§ **Challenge**: Repeat the data below exactly, dropping any pictures it holds.

§ **Stored data**:
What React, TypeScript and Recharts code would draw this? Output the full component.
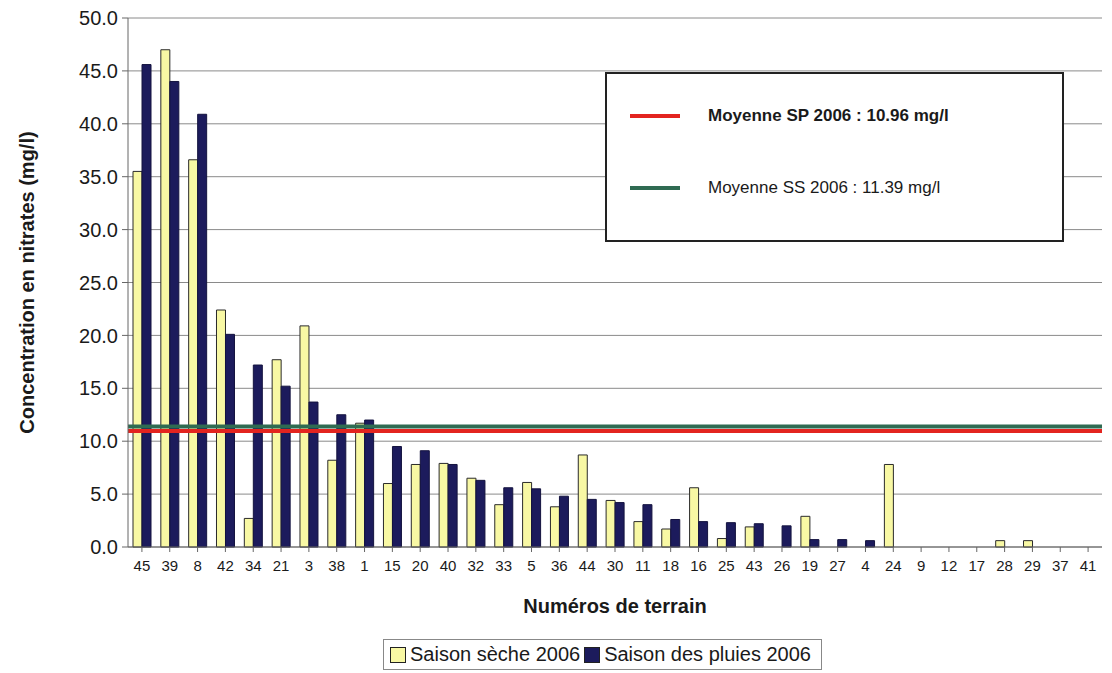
import React from "react"
import {
  BarChart,
  Bar,
  XAxis,
  YAxis,
  CartesianGrid,
  Legend,
  ReferenceLine,
} from "recharts"

// Numéros de terrain, triés comme sur l'axe
const terrains = [
  "45", "39", "8", "42", "34", "21", "3", "38", "1", "15", "20", "40", "32", "33", "5", "36", "44", "30",
  "11", "18", "16", "25", "43", "26", "19", "27", "4", "24", "9", "12", "17", "28", "29", "37", "41",
]

// Concentrations en nitrates (mg/l)
const saisonSeche = [
  35.5, 47.0, 36.6, 22.4, 2.7, 17.7, 20.9, 8.2, 11.7, 6.0, 7.8, 7.9, 6.5, 4.0, 6.1, 3.8, 8.7, 4.4,
  2.4, 1.7, 5.6, 0.8, 1.9, 0, 2.9, 0, 0, 7.8, 0, 0, 0, 0.6, 0.6, 0, 0,
]
const saisonPluies = [
  45.6, 44.0, 40.9, 20.1, 17.2, 15.2, 13.7, 12.5, 12.0, 9.5, 9.1, 7.8, 6.3, 5.6, 5.5, 4.8, 4.5, 4.2,
  4.0, 2.6, 2.4, 2.3, 2.2, 2.0, 0.7, 0.7, 0.6, 0, 0, 0, 0, 0, 0, 0, 0,
]

const yTicks = [0, 5, 10, 15, 20, 25, 30, 35, 40, 45, 50]

const moyenneSP = 10.96
const moyenneSS = 11.39

const FONT = "'Liberation Sans', Arial, sans-serif"
const JAUNE = "#f8f8a4"
const MARINE = "#1c1b5c"
const ROUGE = "#e3241f"
const VERT = "#2f6b52"

const data = terrains.map((t, i) => ({
  terrain: t,
  seche: saisonSeche[i],
  pluies: saisonPluies[i],
}))

function YTitle(props: any) {
  const vb = props.viewBox || {}
  const cx = (vb.x ?? 0) + 27
  const cy = (vb.y ?? 0) + (vb.height ?? 0) / 2
  return (
    <text
      x={cx}
      y={cy}
      transform={`rotate(-90 ${cx} ${cy})`}
      textAnchor="middle"
      dominantBaseline="central"
      fontFamily={FONT}
      fontWeight="bold"
      fontSize={20}
      fill="#1a1a1a"
    >
      Concentration en nitrates (mg/l)
    </text>
  )
}

function SaisonLegend() {
  const item = (color: string, label: string) => (
    <span style={{ display: "inline-flex", alignItems: "center", marginRight: 4 }}>
      <span
        style={{
          display: "inline-block",
          width: 14,
          height: 14,
          background: color,
          border: "1.5px solid #222",
          marginRight: 4,
        }}
      />
      <span>{label}</span>
    </span>
  )
  return (
    <div
      style={{
        display: "inline-flex",
        alignItems: "center",
        border: "1px solid #888",
        padding: "3px 6px 3px 6px",
        fontFamily: FONT,
        fontSize: 20,
        color: "#1a1a1a",
        background: "#fff",
        whiteSpace: "nowrap",
      }}
    >
      {item(JAUNE, "Saison sèche 2006")}
      {item(MARINE, "Saison des pluies 2006")}
    </div>
  )
}

function MoyennesBox() {
  const row = (color: string, label: string, bold: boolean, top: number) => (
    <div style={{ position: "absolute", left: 0, top, display: "flex", alignItems: "center" }}>
      <span style={{ display: "inline-block", marginLeft: 23, width: 50, height: 4, background: color }} />
      <span
        style={{
          marginLeft: 28,
          fontFamily: FONT,
          fontSize: 17,
          fontWeight: bold ? "bold" : "normal",
          color: "#1a1a1a",
        }}
      >
        {label}
      </span>
    </div>
  )
  return (
    <div
      style={{
        position: "absolute",
        left: 605,
        top: 72,
        width: 455,
        height: 166,
        border: "2px solid #222",
        background: "#fff",
      }}
    >
      {row(ROUGE, `Moyenne SP 2006 : ${moyenneSP.toFixed(2)} mg/l`, true, 32)}
      {row(VERT, `Moyenne SS 2006 : ${moyenneSS.toFixed(2)} mg/l`, false, 104)}
    </div>
  )
}

export default function App() {
  return (
    <div style={{ position: "absolute", left: 0, top: 0, width: 1112, height: 673, background: "#fff" }}>
      <BarChart
        width={1112}
        height={673}
        data={data}
        margin={{ top: 18, right: 10, left: 0, bottom: 3 }}
        barCategoryGap="18%"
        barGap={0}
      >
        <CartesianGrid vertical={false} stroke="#8a8a8a" strokeWidth={1} />
        <XAxis
          dataKey="terrain"
          interval={0}
          height={92}
          tickSize={5}
          tickMargin={8}
          stroke="#666"
          tick={{ fill: "#1a1a1a", fontSize: 15, fontFamily: FONT }}
          label={{
            value: "Numéros de terrain",
            position: "insideBottom",
            offset: 26,
            style: { fontFamily: FONT, fontWeight: "bold", fontSize: 20, fill: "#1a1a1a" },
          }}
        />
        <YAxis
          width={128}
          domain={[0, 50]}
          ticks={yTicks}
          interval={0}
          tickSize={6}
          tickMargin={4}
          stroke="#666"
          tickFormatter={(v: number) => v.toFixed(1)}
          tick={{ fill: "#1a1a1a", fontSize: 20, fontFamily: FONT }}
          label={<YTitle />}
        />
        <YAxis
          yAxisId="cadre"
          orientation="right"
          width={0}
          domain={[0, 50]}
          tick={false}
          tickLine={false}
          stroke="#888"
        />
        <Legend
          verticalAlign="bottom"
          content={() => <SaisonLegend />}
          wrapperStyle={{ left: 383, width: "auto" }}
        />
        <Bar dataKey="seche" name="Saison sèche 2006" fill={JAUNE} stroke="#2a2a2a" strokeWidth={1} isAnimationActive={false} />
        <Bar dataKey="pluies" name="Saison des pluies 2006" fill={MARINE} stroke="#14133f" strokeWidth={1} isAnimationActive={false} />
        <ReferenceLine y={moyenneSS} stroke={VERT} strokeWidth={4} />
        <ReferenceLine y={moyenneSP} stroke={ROUGE} strokeWidth={4} />
      </BarChart>
      <MoyennesBox />
    </div>
  )
}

§ **The output**:
What React, TypeScript and Recharts code would draw this? Output the full component.
import React from "react"
import {
  BarChart,
  Bar,
  XAxis,
  YAxis,
  CartesianGrid,
  Legend,
  ReferenceLine,
} from "recharts"

// Numéros de terrain, triés comme sur l'axe
const terrains = [
  "45", "39", "8", "42", "34", "21", "3", "38", "1", "15", "20", "40", "32", "33", "5", "36", "44", "30",
  "11", "18", "16", "25", "43", "26", "19", "27", "4", "24", "9", "12", "17", "28", "29", "37", "41",
]

// Concentrations en nitrates (mg/l)
const saisonSeche = [
  35.5, 47.0, 36.6, 22.4, 2.7, 17.7, 20.9, 8.2, 11.7, 6.0, 7.8, 7.9, 6.5, 4.0, 6.1, 3.8, 8.7, 4.4,
  2.4, 1.7, 5.6, 0.8, 1.9, 0, 2.9, 0, 0, 7.8, 0, 0, 0, 0.6, 0.6, 0, 0,
]
const saisonPluies = [
  45.6, 44.0, 40.9, 20.1, 17.2, 15.2, 13.7, 12.5, 12.0, 9.5, 9.1, 7.8, 6.3, 5.6, 5.5, 4.8, 4.5, 4.2,
  4.0, 2.6, 2.4, 2.3, 2.2, 2.0, 0.7, 0.7, 0.6, 0, 0, 0, 0, 0, 0, 0, 0,
]

const yTicks = [0, 5, 10, 15, 20, 25, 30, 35, 40, 45, 50]

const moyenneSP = 10.96
const moyenneSS = 11.39

const FONT = "'Liberation Sans', Arial, sans-serif"
const JAUNE = "#f8f8a4"
const MARINE = "#1c1b5c"
const ROUGE = "#e3241f"
const VERT = "#2f6b52"

const data = terrains.map((t, i) => ({
  terrain: t,
  seche: saisonSeche[i],
  pluies: saisonPluies[i],
}))

function YTitle(props: any) {
  const vb = props.viewBox || {}
  const cx = (vb.x ?? 0) + 27
  const cy = (vb.y ?? 0) + (vb.height ?? 0) / 2
  return (
    <text
      x={cx}
      y={cy}
      transform={`rotate(-90 ${cx} ${cy})`}
      textAnchor="middle"
      dominantBaseline="central"
      fontFamily={FONT}
      fontWeight="bold"
      fontSize={20}
      fill="#1a1a1a"
    >
      Concentration en nitrates (mg/l)
    </text>
  )
}

function SaisonLegend() {
  const item = (color: string, label: string) => (
    <span style={{ display: "inline-flex", alignItems: "center", marginRight: 4 }}>
      <span
        style={{
          display: "inline-block",
          width: 14,
          height: 14,
          background: color,
          border: "1.5px solid #222",
          marginRight: 4,
        }}
      />
      <span>{label}</span>
    </span>
  )
  return (
    <div
      style={{
        display: "inline-flex",
        alignItems: "center",
        border: "1px solid #888",
        padding: "3px 6px 3px 6px",
        fontFamily: FONT,
        fontSize: 20,
        color: "#1a1a1a",
        background: "#fff",
        whiteSpace: "nowrap",
      }}
    >
      {item(JAUNE, "Saison sèche 2006")}
      {item(MARINE, "Saison des pluies 2006")}
    </div>
  )
}

function MoyennesBox() {
  const row = (color: string, label: string, bold: boolean, top: number) => (
    <div style={{ position: "absolute", left: 0, top, display: "flex", alignItems: "center" }}>
      <span style={{ display: "inline-block", marginLeft: 23, width: 50, height: 4, background: color }} />
      <span
        style={{
          marginLeft: 28,
          fontFamily: FONT,
          fontSize: 17,
          fontWeight: bold ? "bold" : "normal",
          color: "#1a1a1a",
        }}
      >
        {label}
      </span>
    </div>
  )
  return (
    <div
      style={{
        position: "absolute",
        left: 605,
        top: 72,
        width: 455,
        height: 166,
        border: "2px solid #222",
        background: "#fff",
      }}
    >
      {row(ROUGE, `Moyenne SP 2006 : ${moyenneSP.toFixed(2)} mg/l`, true, 32)}
      {row(VERT, `Moyenne SS 2006 : ${moyenneSS.toFixed(2)} mg/l`, false, 104)}
    </div>
  )
}

export default function App() {
  return (
    <div style={{ position: "absolute", left: 0, top: 0, width: 1112, height: 673, background: "#fff" }}>
      <BarChart
        width={1112}
        height={673}
        data={data}
        margin={{ top: 18, right: 10, left: 0, bottom: 3 }}
        barCategoryGap="18%"
        barGap={0}
      >
        <CartesianGrid vertical={false} stroke="#8a8a8a" strokeWidth={1} />
        <XAxis
          dataKey="terrain"
          interval={0}
          height={92}
          tickSize={5}
          tickMargin={8}
          stroke="#666"
          tick={{ fill: "#1a1a1a", fontSize: 15, fontFamily: FONT }}
          label={{
            value: "Numéros de terrain",
            position: "insideBottom",
            offset: 26,
            style: { fontFamily: FONT, fontWeight: "bold", fontSize: 20, fill: "#1a1a1a" },
          }}
        />
        <YAxis
          width={128}
          domain={[0, 50]}
          ticks={yTicks}
          interval={0}
          tickSize={6}
          tickMargin={4}
          stroke="#666"
          tickFormatter={(v: number) => v.toFixed(1)}
          tick={{ fill: "#1a1a1a", fontSize: 20, fontFamily: FONT }}
          label={<YTitle />}
        />
        <YAxis
          yAxisId="cadre"
          orientation="right"
          width={0}
          domain={[0, 50]}
          tick={false}
          tickLine={false}
          stroke="#888"
        />
        <Legend
          verticalAlign="bottom"
          content={() => <SaisonLegend />}
          wrapperStyle={{ left: 383, width: "auto" }}
        />
        <Bar dataKey="seche" name="Saison sèche 2006" fill={JAUNE} stroke="#2a2a2a" strokeWidth={1} isAnimationActive={false} />
        <Bar dataKey="pluies" name="Saison des pluies 2006" fill={MARINE} stroke="#14133f" strokeWidth={1} isAnimationActive={false} />
        <ReferenceLine y={moyenneSS} stroke={VERT} strokeWidth={4} />
        <ReferenceLine y={moyenneSP} stroke={ROUGE} strokeWidth={4} />
      </BarChart>
      <MoyennesBox />
    </div>
  )
}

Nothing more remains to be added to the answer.